Press Release Galway Bay Against Salmon Farms: Opposition candidates to Galway Salmon Farms do exceptionally well – Government decision not expected until after reshuffle

Press Release Galway Bay Against Salmon Farms: Opposition candidates to Galway Salmon Farms do exceptionally well- Government decision not expected until after reshuffle

27 May 2014

Galway Bay Against Salmon Cages wishes to congratulate the many candidates, opposed to BIM’s proposalfor twin salmon farms for Galway Bay, in getting elected to Galway city and county councils.
We watch with interest the continuing counts to elect members to the E.U. parliament and wish representatives who have supported our stance, every success.

To-date a majority of all elected members both to the Galway councils and E.U. parliament have indicated their opposition to having open salmon cages in Galway Bay.

We look forward to continuing to work with them in opposing this environmentally damaging proposal.

Although Minister Simon Coveney was expected to make a decision in late June /early July, the now fluid political situation and expected government reshuffle could see a decision deferred for a further period.

A complicating factor is the continuing disquiet about the independence and reliability of scientific advice put forward from the Marine Institute.

There is mounting concerns that its position on lice from salmon farms flies in the face of other scientific reports from scientists from Ireland and other countries around the world where salmon cages are located and are having major detrimental impacts on wild salmon stocks.


Brian E. Curran
PRO Galway Bay Against Salmon Cages
Tel: 0872509722/ 091 593860

2 thoughts on “Press Release Galway Bay Against Salmon Farms: Opposition candidates to Galway Salmon Farms do exceptionally well – Government decision not expected until after reshuffle

  1. Controlled & responsible farming in cages is the only way forward for the Aquaculture industry inn Ireland. The amount of jobs created directly + the “Down-stream” employment would make a huge contribution to the districts in Ireland. The new controls/advances would make lice/escapes a ting of the past. Remember the salmon companies want a responsible & profitable company and not suffer losses due to accidents/infestation. Land based is also making progress.
    Look at Norway, Faroe islands & Scotland, why should Ireland miss out? The EU has decided to expand & support the aquaculture sector. So why should Ireland/BIM/Marine Institute not be part of it going forward. We have the structures in place, why not use them. The time lost thru licence application must be shortened in the immediate future if things are to get started.
    The benefits to the Irish people far outweigh the fears raised by the objectors, who I feel tar the whole industry with the One brush which is totally wrong.

  2. The vast cohort of science has shown lice remain a serious threat to wild salmon. The EU are currently considering the science, as they debate whether or not to open investigations into their impact on protected wild Atlantic Salmon in Ireland.

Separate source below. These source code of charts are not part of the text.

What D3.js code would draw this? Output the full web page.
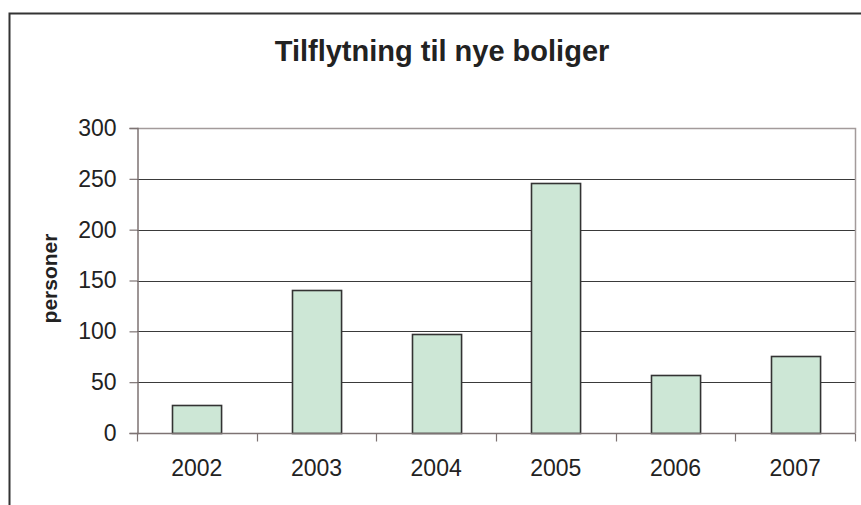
<!DOCTYPE html>
<html>
<head>
<meta charset="utf-8">
<script src="https://cdn.jsdelivr.net/npm/d3@7"></script>
<style>
  html, body { margin: 0; padding: 0; background: #fff; }
</style>
</head>
<body>
<script>
const years = ["2002", "2003", "2004", "2005", "2006", "2007"];
const persons = [28, 141, 97, 246, 57, 76];
const yTicks = [0, 50, 100, 150, 200, 250, 300];

const width = 861;
const height = 505;
const plot = { left: 137, top: 128, right: 855, bottom: 433 };
const font = "'Liberation Sans', Arial, Helvetica, sans-serif";

const colors = {
  text: "#222",
  frame: "#333",
  grid: "#3a3a3a",
  axis: "#7d7373",
  plotEdge: "#a39b9b",
  barFill: "#cde7d6",
  barStroke: "#333",
};

const svg = d3.select("body")
  .append("svg")
  .attr("width", width)
  .attr("height", height)
  .attr("viewBox", `0 0 ${width} ${height}`);

svg.append("rect").attr("width", width).attr("height", height).attr("fill", "#fff");

// outer chart frame (runs off the right and bottom edge)
svg.append("rect")
  .attr("x", 9.5)
  .attr("y", 13.5)
  .attr("width", 900)
  .attr("height", 600)
  .attr("fill", "none")
  .attr("stroke", colors.frame)
  .attr("stroke-width", 2);

svg.append("text")
  .attr("x", 442)
  .attr("y", 61)
  .attr("text-anchor", "middle")
  .attr("fill", colors.text)
  .attr("font-family", font)
  .attr("font-size", 29)
  .attr("font-weight", 700)
  .text("Tilflytning til nye boliger");

const x = d3.scaleBand()
  .domain(years)
  .range([plot.left, plot.right])
  .paddingInner(0.59)
  .paddingOuter(0.295);

const y = d3.scaleLinear()
  .domain([0, 300])
  .range([plot.bottom, plot.top]);

// gridlines
svg.append("g")
  .selectAll("line")
  .data(yTicks.filter((d) => d > 0 && d < 300))
  .join("line")
  .attr("x1", plot.left)
  .attr("x2", plot.right)
  .attr("y1", (d) => Math.round(y(d)) + 0.5)
  .attr("y2", (d) => Math.round(y(d)) + 0.5)
  .attr("stroke", colors.grid)
  .attr("stroke-width", 1);

// plot area top and right edge
svg.append("path")
  .attr("d", `M${plot.left},${plot.top + 0.5}H${plot.right + 0.5}V${plot.bottom}`)
  .attr("fill", "none")
  .attr("stroke", colors.plotEdge)
  .attr("stroke-width", 1.5);

// bars
svg.append("g")
  .selectAll("rect")
  .data(years)
  .join("rect")
  .attr("x", (d) => Math.round(x(d)) + 0.5)
  .attr("y", (d, i) => Math.round(y(persons[i])) + 0.5)
  .attr("width", x.bandwidth())
  .attr("height", (d, i) => Math.round(y(0)) - Math.round(y(persons[i])))
  .attr("fill", colors.barFill)
  .attr("stroke", colors.barStroke)
  .attr("stroke-width", 1.6);

// y axis
svg.append("g")
  .attr("transform", `translate(${plot.left + 0.5},0)`)
  .call(d3.axisLeft(y).tickValues(yTicks).tickSize(8).tickPadding(13))
  .call((g) => g.select(".domain").attr("stroke", colors.axis).attr("stroke-width", 1.5))
  .call((g) => g.selectAll(".tick line").attr("stroke", colors.axis).attr("stroke-width", 1.2))
  .call((g) => g.selectAll(".tick text")
    .attr("fill", colors.text)
    .attr("font-family", font)
    .attr("font-size", 23));

// x axis: ticks at category boundaries
const xAxis = svg.append("g")
  .attr("transform", `translate(0,${Math.round(plot.bottom) + 0.5})`);

xAxis.append("line")
  .attr("x1", plot.left)
  .attr("x2", plot.right + 0.5)
  .attr("stroke", colors.axis)
  .attr("stroke-width", 1.5);

const step = x.step();
const edges = d3.range(years.length + 1).map((i) => plot.left + i * step);
xAxis.selectAll("line.tick")
  .data(edges)
  .join("line")
  .attr("class", "tick")
  .attr("x1", (d) => Math.round(d) + 0.5)
  .attr("x2", (d) => Math.round(d) + 0.5)
  .attr("y1", 0)
  .attr("y2", 8)
  .attr("stroke", colors.axis)
  .attr("stroke-width", 1.2);

xAxis.selectAll("text")
  .data(years)
  .join("text")
  .attr("x", (d) => x(d) + x.bandwidth() / 2)
  .attr("y", 42)
  .attr("text-anchor", "middle")
  .attr("fill", colors.text)
  .attr("font-family", font)
  .attr("font-size", 23)
  .text((d) => d);

svg.append("text")
  .attr("transform", `translate(57,${(plot.top + plot.bottom) / 2 - 2}) rotate(-90)`)
  .attr("text-anchor", "middle")
  .attr("fill", colors.text)
  .attr("font-family", font)
  .attr("font-size", 21)
  .attr("font-weight", 700)
  .text("personer");
</script>
</body>
</html>
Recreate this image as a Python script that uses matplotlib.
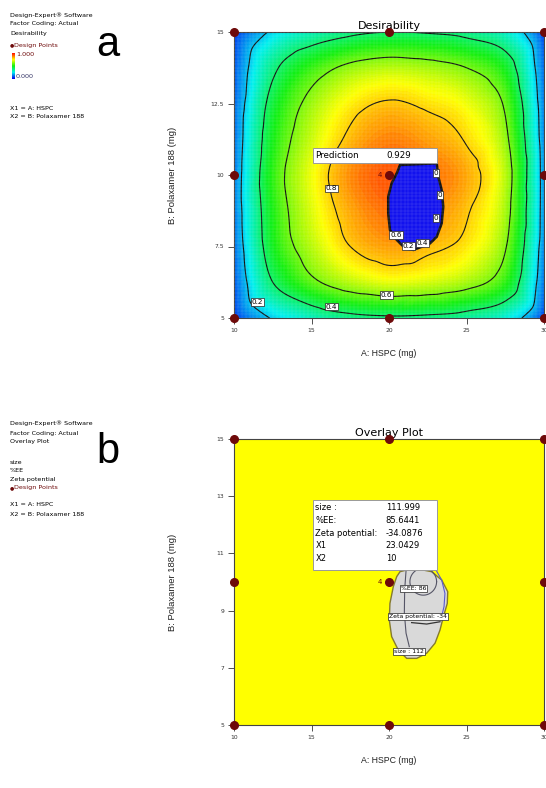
import matplotlib
matplotlib.use('Agg')
import matplotlib.pyplot as plt
import matplotlib.tri as mtri
from matplotlib.colors import LinearSegmentedColormap
from matplotlib.patches import Rectangle
import numpy as np

# --- values ---
hspc = [10, 12.5, 15, 17.5, 20, 22.5, 25, 27.5, 30]          # A: HSPC (mg)
polox = [5, 6.25, 7.5, 8.75, 10, 11.25, 12.5, 13.75, 15]      # B: Polaxamer 188 (mg)
desir = [
    [0.05, 0.21, 0.30, 0.36, 0.38, 0.37, 0.34, 0.27, 0.06],
    [0.09, 0.40, 0.57, 0.67, 0.72, 0.70, 0.65, 0.52, 0.12],
    [0.11, 0.48, 0.67, 0.80, 0.85, 0.82, 0.77, 0.61, 0.14],
    [0.12, 0.50, 0.71, 0.84, 0.90, 0.87, 0.81, 0.65, 0.15],
    [0.12, 0.52, 0.73, 0.87, 0.93, 0.90, 0.84, 0.67, 0.15],
    [0.11, 0.49, 0.69, 0.82, 0.88, 0.85, 0.79, 0.63, 0.14],
    [0.10, 0.45, 0.64, 0.76, 0.81, 0.78, 0.73, 0.58, 0.13],
    [0.09, 0.37, 0.53, 0.63, 0.67, 0.65, 0.60, 0.48, 0.11],
    [0.05, 0.22, 0.31, 0.37, 0.40, 0.39, 0.36, 0.29, 0.06],
]
contour_levels = [0.2, 0.4, 0.6, 0.8]

# zero-desirability pocket
hole_x = [20.71, 23.08, 23.18, 23.40, 23.50, 23.40, 23.08, 22.65, 22.11, 21.57,
          21.03, 20.50, 20.06, 19.95, 19.95, 20.17, 20.50]
hole_y = [10.35, 10.41, 9.94, 9.48, 8.89, 8.31, 7.84, 7.61, 7.49, 7.38,
          7.44, 7.73, 8.08, 8.66, 9.24, 9.71, 10.06]

# design points (A, B)
design_a = [10, 10, 10, 20, 20, 20, 30, 30, 30]
design_b = [5, 10, 15, 5, 10, 15, 5, 10, 15]
center_reps = "4"
prediction = 0.929

# overlay plot: grey sweet spot and its inner contour lines
spot_x = [20.71, 21.14, 22.00, 22.75, 23.40, 23.79, 23.76, 23.51, 23.29, 22.97,
          22.43, 21.79, 21.14, 20.60, 20.17, 20.02, 20.06, 20.28, 20.50]
spot_y = [10.36, 10.42, 10.44, 10.36, 10.07, 9.66, 9.25, 8.79, 8.32, 7.86,
          7.51, 7.33, 7.33, 7.62, 8.09, 8.67, 9.25, 9.84, 10.19]
size_line_x = [21.10, 21.01, 20.99, 21.10, 21.31]
size_line_y = [10.40, 9.72, 8.91, 8.21, 7.74]
zeta_line_x = [23.03, 23.40, 23.61, 23.55, 23.34]
zeta_line_y = [10.42, 10.07, 9.60, 9.14, 8.67]
zeta_curve_x = [21.46, 22.43, 23.29]
zeta_curve_y = [8.58, 8.53, 8.61]
ee_center = (22.21, 10.01)
ee_radius = (0.86, 0.47)

info_names = ["size :", "%EE:", "Zeta potential:", "X1", "X2"]
info_values = ["111.999", "85.6441", "-34.0876", "23.0429", "10"]

NARROW = ['Liberation Sans Narrow', 'DejaVu Sans']
REG = ['Liberation Sans', 'DejaVu Sans']
PT_RED = '#6e0a0a'

W, H = 546, 788
fig = plt.figure(figsize=(W / 100, H / 100), dpi=100)


def fx(px):
    return px / W


def fy(py):
    return 1 - py / H


cmap = LinearSegmentedColormap.from_list(
    'de', [(0.0, '#0000ee'), (0.25, '#00f0f0'), (0.5, '#10f010'),
           (0.75, '#ffff00'), (1.0, '#ff1000')])


def style_axes(ax, yticks):
    ax.set_xlim(10, 30)
    ax.set_ylim(5, 15)
    ax.set_xticks([10, 15, 20, 25, 30])
    ax.set_yticks(yticks)
    ax.set_yticklabels([('%g' % v) for v in yticks])
    ax.tick_params(direction='out', length=4, width=0.6, labelsize=4.3,
                   colors='#333333', pad=3)
    for lab in ax.get_xticklabels() + ax.get_yticklabels():
        lab.set_family(NARROW)
    for s in ax.spines.values():
        s.set_color('#444444')
        s.set_linewidth(0.8)
    ax.set_xlabel('A: HSPC (mg)', family=REG, fontsize=6.3, color='#222222')
    ax.set_ylabel('B: Polaxamer 188 (mg)', family=REG, fontsize=6.8, color='#222222')
    ax.xaxis.set_label_coords(0.5, -0.11)
    ax.yaxis.set_label_coords(-0.185, 0.5)


def design_points(ax):
    ax.plot(design_a, design_b, 'o', color=PT_RED, ms=5.5, clip_on=False, zorder=10)
    ax.text(19.55, 10, center_reps, ha='right', va='center', fontsize=5,
            color=PT_RED, family=NARROW, zorder=10)


def box_label(ax, xx, yy, txt, size=4.4):
    ax.text(xx, yy, txt, ha='center', va='center', fontsize=size, family=NARROW,
            zorder=6, bbox=dict(fc='white', ec='#222222', lw=0.5, pad=0.7))


# ---------------- (a) desirability ----------------
ax1 = fig.add_axes([fx(234), fy(318), (544 - 234) / W, (318 - 32) / H])
X, Y = np.meshgrid(hspc, polox)
z = np.array(desir).ravel()
tri = mtri.Triangulation(X.ravel(), Y.ravel())
refiner = mtri.UniformTriRefiner(tri)
tri_f, z_f = refiner.refine_field(z, mtri.CubicTriInterpolator(tri, z, kind='geom'),
                                  subdiv=4)
ax1.tricontourf(tri_f, z_f, levels=np.linspace(0, 1, 101), cmap=cmap, vmin=0, vmax=1)
ax1.tricontour(tri_f, z_f, levels=contour_levels, colors='#111111', linewidths=0.8)

# contour labels as boxed tags, placed where the reference puts them
for txt, xx, yy in [('0.2', 11.5, 5.57), ('0.4', 16.3, 5.40), ('0.6', 19.85, 5.80),
                    ('0.8', 16.3, 9.53)]:
    box_label(ax1, xx, yy, txt, 5.2)

ax1.fill(hole_x, hole_y, fc='#1212ee', ec='#111111', lw=1.8, zorder=3)
for txt, xx, yy in [('0', 23.03, 10.06), ('0', 23.29, 9.30), ('0', 23.03, 8.49),
                    ('0.6', 20.45, 7.90), ('0.2', 21.25, 7.52), ('0.4', 22.17, 7.63)]:
    box_label(ax1, xx, yy, txt, 5.2)

# faint cell texture of the Design-Expert surface
ax1.vlines(np.arange(10, 30, 0.25), 5, 15, colors='white', lw=0.3, alpha=0.22, zorder=4)
ax1.hlines(np.arange(5, 15, 0.125), 10, 30, colors='white', lw=0.3, alpha=0.22, zorder=4)

ax1.add_patch(Rectangle((15.08, 10.41), 8.02, 0.52, fc='white', ec='#999999',
                        lw=0.7, zorder=7))
ax1.text(15.25, 10.67, 'Prediction', va='center', fontsize=6.3, family=NARROW, zorder=8)
ax1.text(19.85, 10.67, '%.3f' % prediction, va='center', fontsize=6.3,
         family=NARROW, zorder=8)
design_points(ax1)
style_axes(ax1, [5, 7.5, 10, 12.5, 15])
ax1.set_title('Desirability', family=NARROW, fontsize=8, pad=2)

# ---------------- (b) overlay plot ----------------
ax2 = fig.add_axes([fx(234), fy(725), (544 - 234) / W, (725 - 439) / H])
ax2.set_facecolor('#ffff00')
ax2.fill(spot_x, spot_y, fc='#d9d9d9', ec='#857a2e', lw=1.0, zorder=2)
ax2.plot(size_line_x, size_line_y, color='#555566', lw=0.8, zorder=3)
ax2.plot(zeta_line_x, zeta_line_y, color='#5a5ad0', lw=0.8, zorder=3)
ax2.plot(zeta_curve_x, zeta_curve_y, color='#333333', lw=0.9, zorder=3)
tt = np.linspace(0, 2 * np.pi, 120)
ee_x = ee_center[0] + ee_radius[0] * np.cos(tt)
ee_y = ee_center[1] + ee_radius[1] * np.sin(tt)
keep = ee_y <= 10.42
ax2.plot(np.where(keep, ee_x, np.nan), ee_y, color='#555566', lw=0.8, zorder=3)
for txt, xx, yy in [('%EE: 86', 21.57, 9.78), ('Zeta potential: -34', 21.87, 8.80),
                    ('size : 112', 21.27, 7.56)]:
    box_label(ax2, xx, yy, txt)

ax2.add_patch(Rectangle((15.08, 10.42), 8.04, 2.45, fc='white', ec='#999999',
                        lw=0.7, zorder=7))
for i, (nm, val) in enumerate(zip(info_names, info_values)):
    yy = 12.6 - i * 0.445
    ax2.text(15.25, yy, nm, va='center', fontsize=6, family=NARROW, zorder=8)
    ax2.text(19.79, yy, val, va='center', fontsize=6, family=NARROW, zorder=8)
design_points(ax2)
style_axes(ax2, [5, 7, 9, 11, 13, 15])
ax2.set_title('Overlay Plot', family=NARROW, fontsize=8, pad=2)


# ---------------- side notes ----------------
def note(px, py, s, size=4.6, **kw):
    fig.text(fx(px), fy(py), s, family=NARROW, fontsize=size, va='center', **kw)


note(10, 15, 'Design-Expert® Software')
note(10, 24, 'Factor Coding: Actual')
note(10, 33, 'Desirability')
note(10, 45, '●', color=PT_RED, size=3.5)
note(14, 45, 'Design Points', color=PT_RED)
cax = fig.add_axes([fx(12), fy(79), 3 / W, 26 / H])
cax.imshow(np.linspace(1, 0, 50)[:, None], aspect='auto', cmap=cmap)
cax.axis('off')
note(16, 55, '1.000', color=PT_RED)
note(16, 77, '0.000', color='#333366')
note(10, 108, 'X1 = A: HSPC')
note(10, 117, 'X2 = B: Polaxamer 188')

note(10, 423, 'Design-Expert® Software')
note(10, 433, 'Factor Coding: Actual')
note(10, 442, 'Overlay Plot')
note(10, 463, 'size')
note(10, 471, '%EE')
note(10, 479, 'Zeta potential')
note(10, 488, '●', color=PT_RED, size=3.5)
note(14, 488, 'Design Points', color=PT_RED)
note(10, 505, 'X1 = A: HSPC')
note(10, 514, 'X2 = B: Polaxamer 188')

fig.text(fx(108), fy(45), 'a', fontsize=30, ha='center', va='center', family=REG)
fig.text(fx(108), fy(452), 'b', fontsize=30, ha='center', va='center', family=REG)

fig.savefig('out.png', dpi=100, facecolor='white')
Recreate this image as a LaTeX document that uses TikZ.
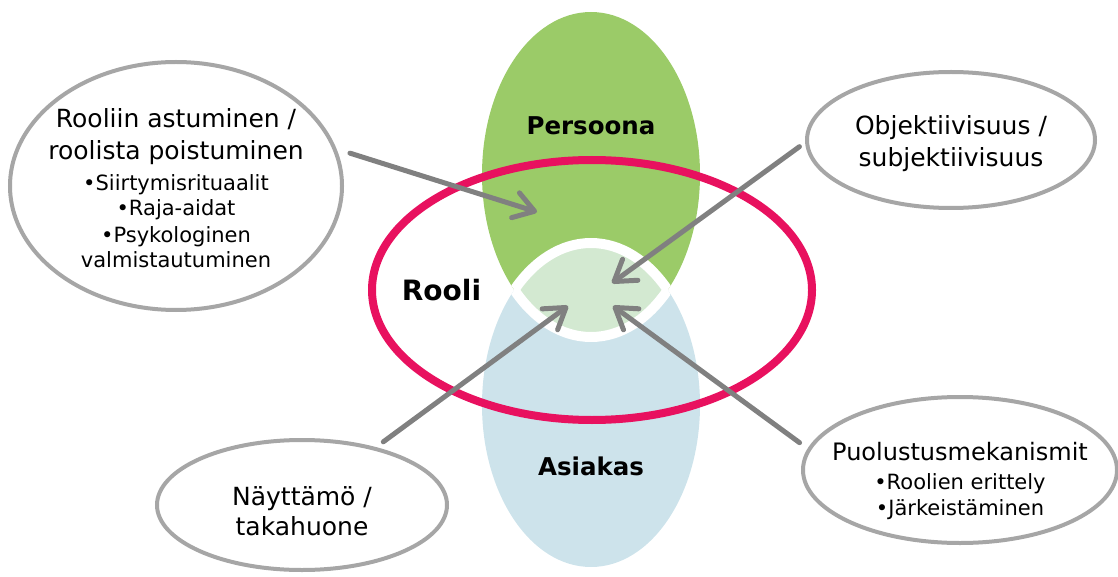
\documentclass[tikz,border=0pt]{standalone}
\usepackage{fontspec}
\setmainfont{DejaVu Sans}
\usetikzlibrary{arrows.meta,shapes.geometric}
\definecolor{pgreen}{HTML}{9BCB68}
\definecolor{pblue}{HTML}{CDE3EB}
\definecolor{plens}{HTML}{D3E9D1}
\definecolor{rred}{HTML}{E8115F}
\definecolor{cgray}{HTML}{A6A6A6}
\definecolor{agray}{HTML}{808080}
\newcommand\bigsz{\fontsize{25}{26}\selectfont}
\tikzset{
  callout/.style={ellipse, draw=cgray, line width=4pt, fill=white, inner sep=0pt},
  ctext/.style={align=center, inner sep=0pt},
  biglabel/.style={font=\bfseries\fontsize{24.5}{28}\selectfont},
  arr/.style={draw=agray, line width=5pt, line cap=round, -{Straight Barb[length=20pt,width=26pt,round]}},
  greenell/.style={x radius=109pt, y radius=162.5pt},
  blueell/.style={x radius=109pt, y radius=162pt},
}
\begin{document}
\begin{tikzpicture}[x=1pt,y=-1pt]
\useasboundingbox (0,0) rectangle (1118,577);
% Venn ellipses
\fill[pgreen] (591,174.5) ellipse [greenell];
\fill[pblue] (591,405) ellipse [blueell];
\begin{scope}
  \clip (591,174.5) ellipse [greenell];
  \fill[plens] (591,405) ellipse [blueell];
  \draw[white, line width=10pt] (591,405) ellipse [blueell];
\end{scope}
\begin{scope}
  \clip (591,405) ellipse [blueell];
  \draw[white, line width=10pt] (591,174.5) ellipse [greenell];
\end{scope}
% role ellipse
\draw[rred, line width=8pt] (592,290) ellipse [x radius=220pt, y radius=130pt];
% labels
\node[biglabel] (pers) at (591,126) {Persoona};
\node[biglabel] (asia) at (591,466) {Asiakas};
\node[font=\bfseries\fontsize{28}{32}\selectfont] (rooli) at (441.5,290) {Rooli};
% callouts
\node[callout, minimum width=332pt, minimum height=248pt] (L) at (176,186) {};
\node[ctext, font=\fontsize{21}{26}\selectfont] (Lt) at (176,188)
  {\bigsz Rooliin astuminen /\\[6pt]\bigsz roolista poistuminen\\[5pt]•Siirtymisrituaalit\\[-1pt]•Raja-aidat\\[1pt]•Psykologinen\\[-1pt]valmistautuminen};
\node[callout, minimum width=288pt, minimum height=136pt] (R) at (951,140) {};
\node[ctext, font=\fontsize{25}{32}\selectfont] (Rt) at (951,144)
  {Objektiivisuus /\\subjektiivisuus};
\node[callout, minimum width=314pt, minimum height=146pt] (B) at (960,470) {};
\node[ctext, font=\fontsize{21}{26}\selectfont] (Bt) at (960,481)
  {\fontsize{24}{26}\selectfont Puolustusmekanismit\\[3pt]•Roolien erittely\\•Järkeistäminen};
\node[callout, minimum width=290pt, minimum height=130pt] (N) at (302,505) {};
\node[ctext, font=\fontsize{25}{30}\selectfont] (Nt) at (302,511)
  {Näyttämö /\\takahuone};
% arrow targets
\coordinate (t1) at (537,212);
\coordinate (t2) at (612,283);
\coordinate (t3) at (568,306);
\coordinate (t4) at (613,306);
\draw[arr, shorten <=14pt] (L.13.5) -- (t1);
\draw[arr, shorten <=7pt] (R.181) -- (t2);
\draw[arr, shorten <=9pt] (N.38.7) -- (t3);
\draw[arr, shorten <=10pt] (B.172) -- (t4);
\end{tikzpicture}
\end{document}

    In addition, there’s the problem of escapes. Earlier this year saw Ireland’s largest salmon farm escape in history. Currently there are no technical standards to which salmon farms must be built, and no system for monitoring the safety of structures to ensure they mechanically and structurally sound. To suggest this problems is resolved would be wrong.

    Furthermore, there’s the issue of the pesticides used. It doesn’t take a rocket scientists to seet ‘veterinary medicines’ designed to kill sea lice – a small crustacean that is a pest on salmon farms – kill other crustacean species including valuable lobster, crab, shrimp and prawn stocks. Fish fry are also at risk, as these chemicals are highly toxic in aquatic environments – just read their data sheets.

    Next is the biological waste – food and fish faeces full of nitrogen and phosphorus. Adding these nutrients to the environment makes it perfect to exacerbate algal blooms. Something which is becoming an increasing problem in Ireland’s coastal waters and has repeatedly caused closure of shellfisheries.

    Why would Ireland wish to jeopardise it’s deserved reputation as a producer of superior seafood products – oysters, mussels, lobsters, Dublin Bay prawns, crab and so on, by flooding the market with an inferior product like factory farmed salmon?

    The result may well be a net loss of jobs due to impacts on shellfisheries, inshore fishing, tourism, angling and marine leisure. Indeed, far from offering an economic solution to remote coastal areas, it could simply be another nail in the coffin.